# START OF Source data
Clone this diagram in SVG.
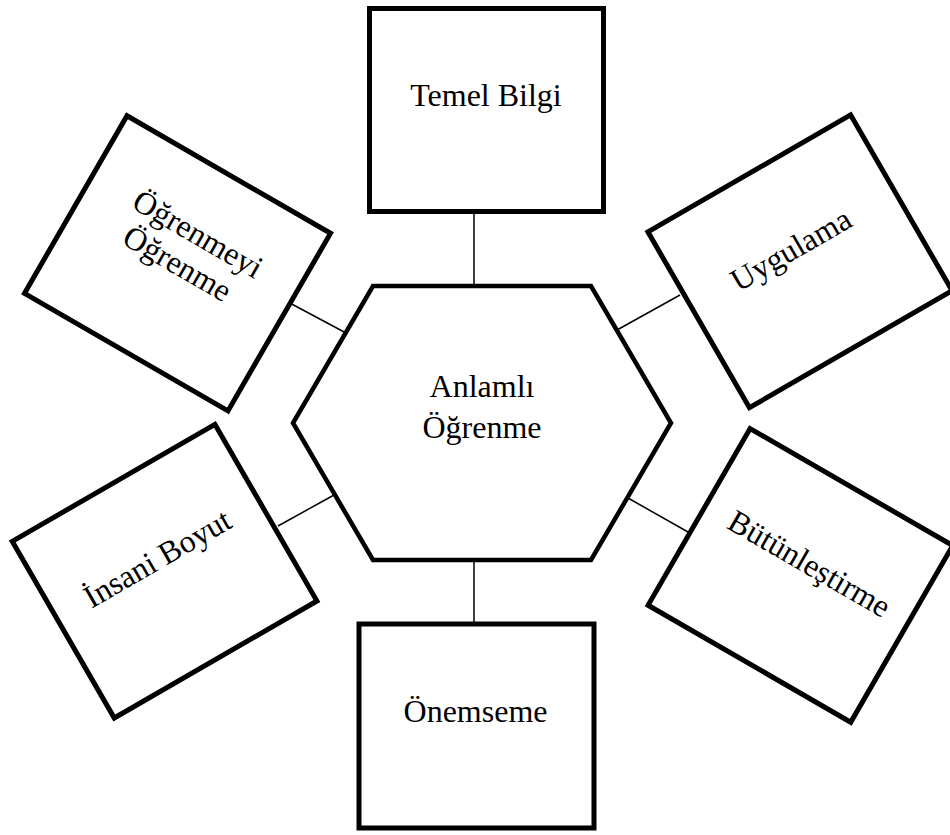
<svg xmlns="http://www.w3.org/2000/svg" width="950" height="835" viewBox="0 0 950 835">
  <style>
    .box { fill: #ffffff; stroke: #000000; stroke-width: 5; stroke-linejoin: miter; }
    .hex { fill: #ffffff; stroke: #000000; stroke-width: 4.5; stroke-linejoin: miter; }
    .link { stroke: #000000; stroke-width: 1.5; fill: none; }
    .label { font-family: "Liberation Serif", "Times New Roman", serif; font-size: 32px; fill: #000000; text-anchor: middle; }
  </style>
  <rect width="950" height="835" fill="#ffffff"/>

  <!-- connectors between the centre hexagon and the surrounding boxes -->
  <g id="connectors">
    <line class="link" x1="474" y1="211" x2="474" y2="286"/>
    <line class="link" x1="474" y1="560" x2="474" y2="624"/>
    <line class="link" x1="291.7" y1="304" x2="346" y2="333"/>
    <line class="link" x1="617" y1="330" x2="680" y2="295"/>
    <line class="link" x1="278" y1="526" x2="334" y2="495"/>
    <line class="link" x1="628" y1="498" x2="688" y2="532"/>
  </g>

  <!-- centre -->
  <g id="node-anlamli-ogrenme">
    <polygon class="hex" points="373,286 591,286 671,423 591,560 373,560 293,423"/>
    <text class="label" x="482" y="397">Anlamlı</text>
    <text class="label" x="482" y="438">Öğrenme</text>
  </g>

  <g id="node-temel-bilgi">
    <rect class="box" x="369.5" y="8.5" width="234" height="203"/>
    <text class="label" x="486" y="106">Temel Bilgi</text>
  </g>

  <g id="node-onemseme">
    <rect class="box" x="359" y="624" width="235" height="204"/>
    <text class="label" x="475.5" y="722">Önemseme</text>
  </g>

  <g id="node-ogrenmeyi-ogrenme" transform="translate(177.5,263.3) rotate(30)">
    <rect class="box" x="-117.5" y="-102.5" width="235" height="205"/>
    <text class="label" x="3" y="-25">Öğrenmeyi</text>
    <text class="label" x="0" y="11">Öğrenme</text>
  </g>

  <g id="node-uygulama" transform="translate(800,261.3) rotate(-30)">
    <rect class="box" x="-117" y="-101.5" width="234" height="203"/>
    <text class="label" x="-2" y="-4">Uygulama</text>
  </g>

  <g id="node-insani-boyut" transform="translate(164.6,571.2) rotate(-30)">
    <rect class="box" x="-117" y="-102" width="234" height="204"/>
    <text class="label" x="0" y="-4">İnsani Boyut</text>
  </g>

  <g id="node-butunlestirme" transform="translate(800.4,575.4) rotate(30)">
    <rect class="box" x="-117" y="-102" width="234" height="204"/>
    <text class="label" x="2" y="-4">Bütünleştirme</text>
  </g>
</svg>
# END OF Source data
What to do — From start to finish, output the listing exactly, but omit its pictures.

Result below —
Clone this diagram in SVG.
<svg xmlns="http://www.w3.org/2000/svg" width="950" height="835" viewBox="0 0 950 835">
  <style>
    .box { fill: #ffffff; stroke: #000000; stroke-width: 5; stroke-linejoin: miter; }
    .hex { fill: #ffffff; stroke: #000000; stroke-width: 4.5; stroke-linejoin: miter; }
    .link { stroke: #000000; stroke-width: 1.5; fill: none; }
    .label { font-family: "Liberation Serif", "Times New Roman", serif; font-size: 32px; fill: #000000; text-anchor: middle; }
  </style>
  <rect width="950" height="835" fill="#ffffff"/>

  <!-- connectors between the centre hexagon and the surrounding boxes -->
  <g id="connectors">
    <line class="link" x1="474" y1="211" x2="474" y2="286"/>
    <line class="link" x1="474" y1="560" x2="474" y2="624"/>
    <line class="link" x1="291.7" y1="304" x2="346" y2="333"/>
    <line class="link" x1="617" y1="330" x2="680" y2="295"/>
    <line class="link" x1="278" y1="526" x2="334" y2="495"/>
    <line class="link" x1="628" y1="498" x2="688" y2="532"/>
  </g>

  <!-- centre -->
  <g id="node-anlamli-ogrenme">
    <polygon class="hex" points="373,286 591,286 671,423 591,560 373,560 293,423"/>
    <text class="label" x="482" y="397">Anlamlı</text>
    <text class="label" x="482" y="438">Öğrenme</text>
  </g>

  <g id="node-temel-bilgi">
    <rect class="box" x="369.5" y="8.5" width="234" height="203"/>
    <text class="label" x="486" y="106">Temel Bilgi</text>
  </g>

  <g id="node-onemseme">
    <rect class="box" x="359" y="624" width="235" height="204"/>
    <text class="label" x="475.5" y="722">Önemseme</text>
  </g>

  <g id="node-ogrenmeyi-ogrenme" transform="translate(177.5,263.3) rotate(30)">
    <rect class="box" x="-117.5" y="-102.5" width="235" height="205"/>
    <text class="label" x="3" y="-25">Öğrenmeyi</text>
    <text class="label" x="0" y="11">Öğrenme</text>
  </g>

  <g id="node-uygulama" transform="translate(800,261.3) rotate(-30)">
    <rect class="box" x="-117" y="-101.5" width="234" height="203"/>
    <text class="label" x="-2" y="-4">Uygulama</text>
  </g>

  <g id="node-insani-boyut" transform="translate(164.6,571.2) rotate(-30)">
    <rect class="box" x="-117" y="-102" width="234" height="204"/>
    <text class="label" x="0" y="-4">İnsani Boyut</text>
  </g>

  <g id="node-butunlestirme" transform="translate(800.4,575.4) rotate(30)">
    <rect class="box" x="-117" y="-102" width="234" height="204"/>
    <text class="label" x="2" y="-4">Bütünleştirme</text>
  </g>
</svg>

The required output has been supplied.